When I was at Fort Lost in the Woods, I had an assigned rifle, but only used it very sparingly. Actually, I had two assigned rifles, first an M14 that I used to fire for record once (Expert); later, they they withdrew the M14's and reissued M16's to us. My assigned M16 I also fired for record once (Expert), and carried around for several days on my pre-RVN training that we took before we went to Vietnam.

When I took my RVN training, I was about the only guy above E2 in the group. Most of the other trainees were still in engineer AIT, whereas I was a permanent party member with the lofty rank of Spec 4. I found myself with a few of these private soldiers trailing me around. The RVN training was 24 hours a day; the day-time instruction was possibly useful, but the night routine was just practice in being miserable, huddling in the cold and wet. The instruction I imparted to the half-dozen or so privates that had latched onto me was how to hide and try to get as comfortable as we could.

Firing expert in those days wasn't too difficult unless a person was just completely clueless. The targets they used had these automatic devices for scoring where the entire target frame would swing down after a hit, then reset by going back up some seconds later. If you fired low and hit the dirt in front of the target, the spray of earth and rocks would cause the target to retract just as if you had gotten a dead-on bullseye.

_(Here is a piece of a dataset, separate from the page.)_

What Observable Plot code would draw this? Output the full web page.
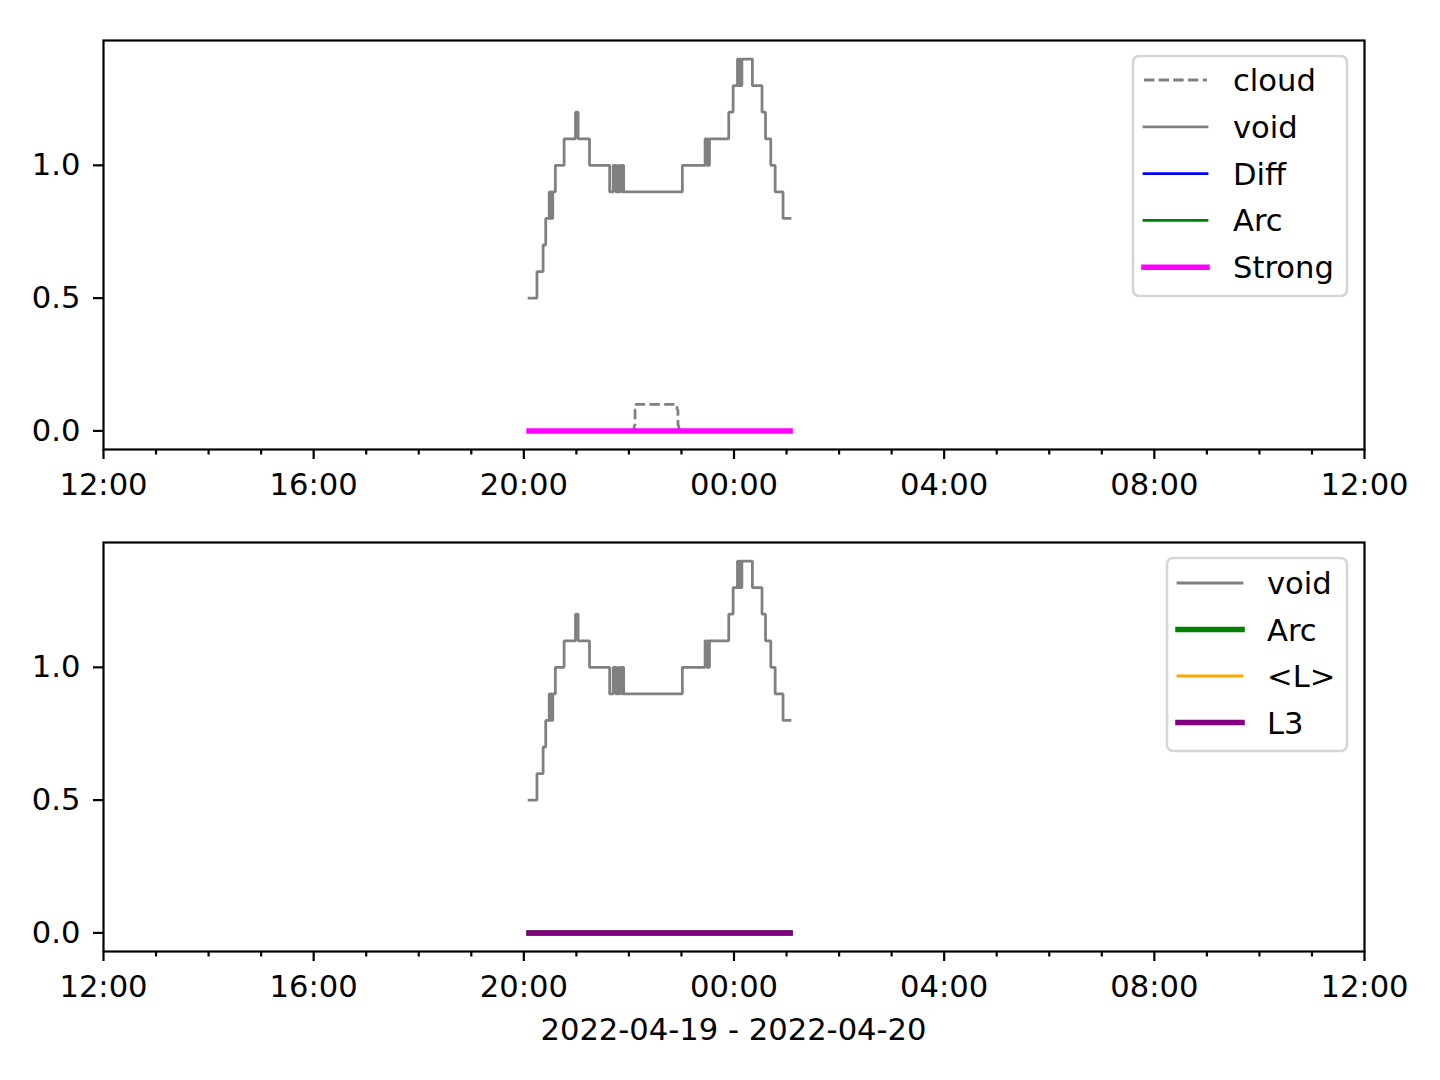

When I got to Vietnam, I had an assigned M16. It was a Hydramatic Division of General Motors, and worked just as well as a Colt. Since I was in the rear area, we didn't routinely carry assigned weapons when I was there. When we needed them, we would draw them from the armorer. We had little weapons cards with our weapon serial and rack numbers and our name on them. When we withdrew the weapon, we would turn in the card and the armorer would put it in the empty rack where the weapon had been. I still have my Vietnam weapons card around here somewhere. My rifle was Number 36 in our unit rack; it had a white stripe around the stock with that rack number on it.

Who knows where my Vietnam M16 is now. Well, maybe the CIA does. I have mentioned before, that when the Commies took over the south, they captured/inherited all the M16's that we left behind in the hands of the ARVN's. I have read that subsequently, the North Vietnamese sold these all around the world for cold cash. The CIA has lists of this equipment that they use to see "who gets what". They know what M16's were last known to be in Vietnam (and other "allied" countries), and when M16's get captured in guerilla wars around the world they go to this list to see who is supplying whom. Our M16's left in Vietnam have turned up in the middle east, all over SE Asia, Africa, South America, Northern Ireland, etc.